The day of, I showed up solo in Battery Park to meet the rest of the 20 people in our group, who surprisingly were all NYC natives as well. Together, we boarded the Statue Cruise boat, and my old doubts came rushing back. What horror to even step foot on such a ship. How could I consider myself a savvy city-slicker after paying $18 for a ride I could get for free on the Staten Island Ferry (with the same views!). Around me: a gaggle of girls posing with Lady Liberty; a Midwestern family of five, with kids wearing Statue of Liberty crowns and buttons that read I ❤️ NY; and of course, throngs of selfie-stick-waving oglers. I laughed as they rushed back and forth from port to starboard, shoving each other to get a good shot of the skyline.
But isn’t that the fun of traveling? Hadn’t I raced to the top of the Eiffel Tower on my first time in France, taking endless photos of the Parisian lights twinkling in the night? Why had I lost that sense of excitement just because I was still within the city limits?
With that in mind, Ellis Island way exceeded my expectations. Standing in the gorgeous main hall, where 12 million immigrants passed in the early 20th century, I was left speechless. And that was only the first half of the adventure.
Next, we donned hard hats and set off for the Ellis Island Immigrant Hospital, which treated nearly 1.2 million people before later being used as a WWII internment camp, a Coast Guard hub, and a military detention center, until it was abandoned in 1954. Following a $6 million restoration in the ‘90s, it reopened to the public in 2014.
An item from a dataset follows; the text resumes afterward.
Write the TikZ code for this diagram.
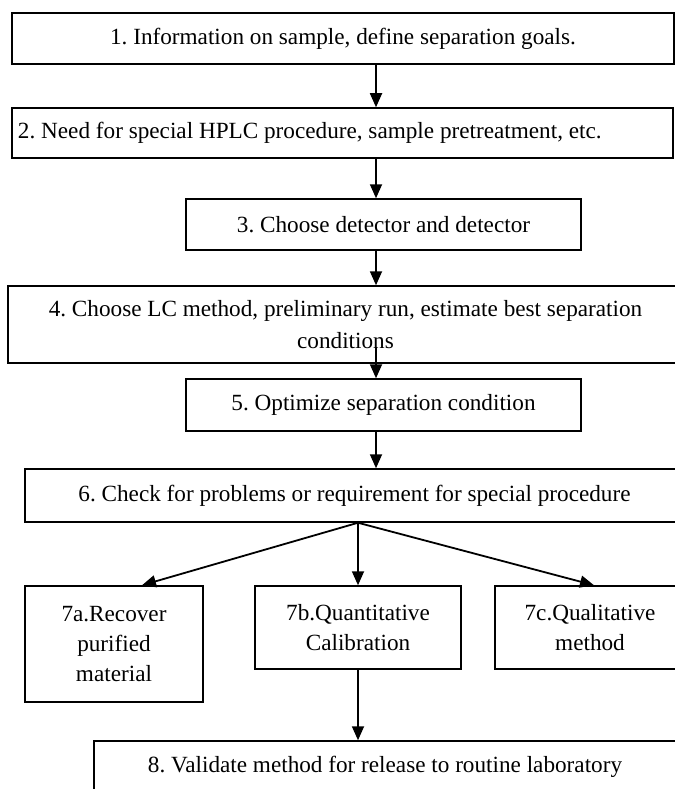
\documentclass[tikz,border=0pt]{standalone}
\usepackage{fontspec}
\setmainfont{Liberation Serif}
\usetikzlibrary{arrows.meta}
\frenchspacing
\newcommand\boxfont{\fontsize{23.2bp}{30bp}\selectfont\frenchspacing}
\tikzset{
  stepbox/.style={draw=black, line width=1.5bp, inner sep=0pt, font=\boxfont, align=center},
  arr/.style={line width=1.8bp, -{Triangle[width=12bp,length=14bp]}}
}
\begin{document}
\begin{tikzpicture}[x=1bp,y=-1bp]
\useasboundingbox (0,0) rectangle (675,789);
\clip (0,0) rectangle (675,789);
\fill[white] (0,0) rectangle (675,789);
\node[stepbox, minimum width=662bp, minimum height=51bp] (b1) at (343,38.5)
  {1. Information on sample, define separation goals.};
\node[stepbox, minimum width=661bp, minimum height=50bp, text width=649bp, align=flush left, inner xsep=6bp] (b2) at (342.5,133)
  {2. Need for special HPLC procedure, sample pretreatment, etc.};
\node[stepbox, minimum width=395bp, minimum height=51bp] (b3) at (383.5,224.5)
  {3. Choose detector and detector};
\node[stepbox, minimum width=675bp, minimum height=77bp] (b4) at (345.5,324.5)
  {4. Choose LC method, preliminary run, estimate best separation\\[2bp] conditions};
\node[stepbox, minimum width=395bp, minimum height=52bp] (b5) at (383.5,405)
  {5. Optimize separation condition};
\node[stepbox, minimum width=659bp, minimum height=53bp] (b6) at (354.5,495.5)
  {6. Check for problems or requirement for special procedure};
\node[stepbox, minimum width=178bp, minimum height=116bp] (b7a) at (114,644)
  {7a.Recover\\purified\\material};
\node[stepbox, minimum width=206bp, minimum height=83bp] (b7b) at (358,627.5)
  {7b.Quantitative\\Calibration};
\node[stepbox, minimum width=190bp, minimum height=83bp] (b7c) at (590,627.5)
  {7c.Qualitative\\method};
\node[stepbox, minimum width=582bp, minimum height=52bp] (b8) at (385,767)
  {8. Validate method for release to routine laboratory};
\coordinate (ax) at (376,0);
\draw[arr] (b1.south -| ax) -- (b2.north -| ax);
\draw[arr] (b2.south -| ax) -- (b3.north -| ax);
\draw[arr] (b3.south -| ax) -- (b4.north -| ax);
\path (b4.south -| ax) ++(0,-17) coordinate (s45);
\draw[arr] (s45) -- (b5.north -| ax);
\draw[arr] (b5.south -| ax) -- (b6.north -| ax);
\coordinate (o6) at (b6.south -| b7b.north);
\draw[arr] (o6) -- ([xshift=28bp]b7a.north);
\draw[arr] (o6) -- (b7b.north);
\draw[arr] (o6) -- ([xshift=4bp]b7c.north);
\draw[arr] (b7b.south) -- (b8.north -| b7b.south);
\end{tikzpicture}
\end{document}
The sick passengers who once lived here were long gone, but their memory still haunted the halls thanks to a site-specific art installation by French artist JR. He blew up 26 archived black-and-white portraits to life-size and plastered them across the buildings.
Their faces peeked out at me from spider-webbed stairwells and behind creaking doors as we made our way through the contagious disease wing, isolation rooms, psych ward, and morgue, gingerly stepping over wood slabs, glass shards and dusty debris underfoot.
Doctors appeared on the chipped white tiles in the surgery; a young woman seemed to rest on a rusted bed frame; ghostly faces of children scowled from shattered window panes. I felt like an explorer, unearthing a forbidden and forgotten place.
Had it not been for that outing, I would’ve never guessed any of it even existed. Not only did it refresh my perspective, but it was also a way to learn the stories behind the area. It gave the city layers, texture and life that I had taken for granted — all because I was too arrogant to join the rest of the crowds and too much of a cynic to think that the hype might not always be overrated. I was forced to swallow my pride and give the Nikon-toting sightseers more credit. Maybe, it’s not so bad being a tourist after all.